(This was originally written as a contribution to the whoiamwhatido collaborative blog for teachers)
My mum and dad were both teachers, he in the local tech, she in a girls‘ school. I swore blind that I’d never go into the family business, but Margaret Thatcher had other ideas.
I was a bright child, an only child. My baby sister died when I was two. Growing up alone, I lent on my own resources. Two traits carried through to adult life: I value my privacy, and I love the craic. Still a sucker for Elton John’s “The Greatest Discovery.” My parents hurting, longing, until my sister and then brother arrived, years later.
I liked school, fitted like a glove. Thrived in it. Played lots of football, badly, in the street. Dodging cars. Goals scored through panes of glass. Born before the Troubles, growing up in them. Born in one community, but never feeling bound and tied to it. Fell in love from a distance. Two loves: Marc Bolan and Man United.
Moved house. Circle of friends dislocated. Disjointed teenager. Troubles grew more troubled, opportunities more constrained. Only Cliff came to play the Ulster Hall. Cinemas bombed out or all showing the same film. Time to move on. Left home for Uni with a Stiff Little Fingers classic ringing in my headphones. “There’s nothing for us in Belfast…”
Manchester. Loved being a student. Learned not to present myself to be frisked every time I walked into a department store. Studied econometrics. Found it a bit soulless. “Everyone has their price.” Didn’t buy it. Thought there was more to life than demand and supply. But did love being a student. Even put up with having to wear gowns for dinner. Gowns, in Manchester!
Loved life, and high culture. Dancing on broken glass in the Cyprus Tavern. SLF at the Poly. The Jam at the Apollo. Queueing for banquettes at the Royal Exchange. Raddy Antic pulling the plug at Maine Road.
The soullessness of econometrics got to me. Took a year out. Moved to France. Lived and worked in a real community. Different rhythm of language. Different rhythm of life. Life-changing. But not changing lives. Came back, reluctantly, because I’d promised to.
Returned from France. Final year. Manchester and I were different. My year group gone, my priorities changed. Took a flat with a friend in Fort Beswick, a deck-access planning disaster being emptied for demolition. Lived amongst people whose lives made my own dysfunction look functional. Started wanting to make a difference.

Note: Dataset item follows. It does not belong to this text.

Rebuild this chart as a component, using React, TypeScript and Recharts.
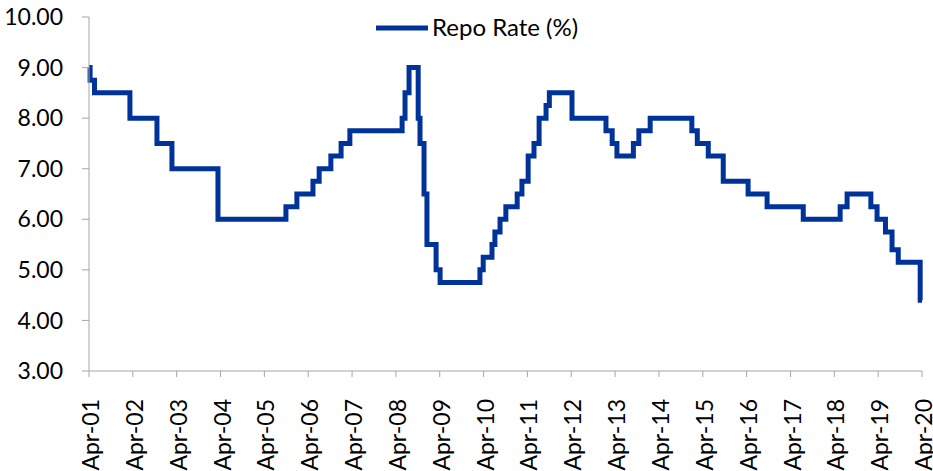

Graduated. Jobs. Part-time. Temporary. Volunteering. Signed the Official Secrets Act to number crunch for Sellafield. Moved down the road to Ardwick. Part of a community, of sorts. Four pubs within a hundred yards. Finding ways to make a difference.
Enter the Iron Lady. Industry dismantled. Generation of young people laid to waste. Keep them off the streets. Keep them occupied. Train the youth. Youth Training Scheme.
Local college, staffed by proper lecturers only wanting to lecture proper students. Not trainees. The college commandeered a redundant primary school as a YTS centre. Assembled a new model army of lecturers. I was that new lecturer. Temporary. L1. Numeracy and Book-keeping.
Learning by doing. One part teaching, three parts instilling self-belief. Disarmed and disarming. Trainee residentials in out-of-season holiday resorts. Years later the lack of risk assessment still makes me sweat. Then mainstreamed into mainstream college. A young Belbin plant in a staffroom of chain-smoking old lags.
Love and marriage. Love and mortgage and children and more children. And more. Seven. Proud of them all, and penniless. Then dark dark sorrow, holding a dying baby in my arms. Tossing single red roses into an open grave. A couple living their grief with five small children. And one more to come.
And then adventure. Becoming a yes-man. No, not that sort of yes-man. Saying yes when others said no. Saying yes, not knocking opportunities. That’s when things happened. Yes to YTS. Yes to training bankers in the Baltic. Yes to GNVQs in the Gulf. To Africa. Argentina? Yes. Hong Kong? Yes.
And finding out that everywhere I’m working is a different version of what I’ve left behind. Riga is Belfast in the snow. Divided communities, Russian and Latvian, occupier and occupied, rooted together for generations in somewhere they both call home. Bahrain is Belfast in a heatwave, Sunni and Shiah, powerful and powerless, balances of power shifting into imbalance.
And everywhere is people, just people. Loving and unloved. Making their way in whatever world they can construct for themselves. Faithful and faithless, but always with more in common than in division. Using whatever levers can prise them out of their stuckness. Levering a better future through education and training, thinking and doing.
This is partly who I am. I am a person who taught. I moved a long way from the classroom, but never from learning.
I manage teaching, and a lot of it. I want it to be engaging and inspiring. I want it to empower and enrich. I want it to change lives. And I want to find a way of enabling it to do this when every external pressure has gone from weighing the pig to starving it.
Who I am? Piece it together with me. I’m only telling fragments, but every fragment is telling.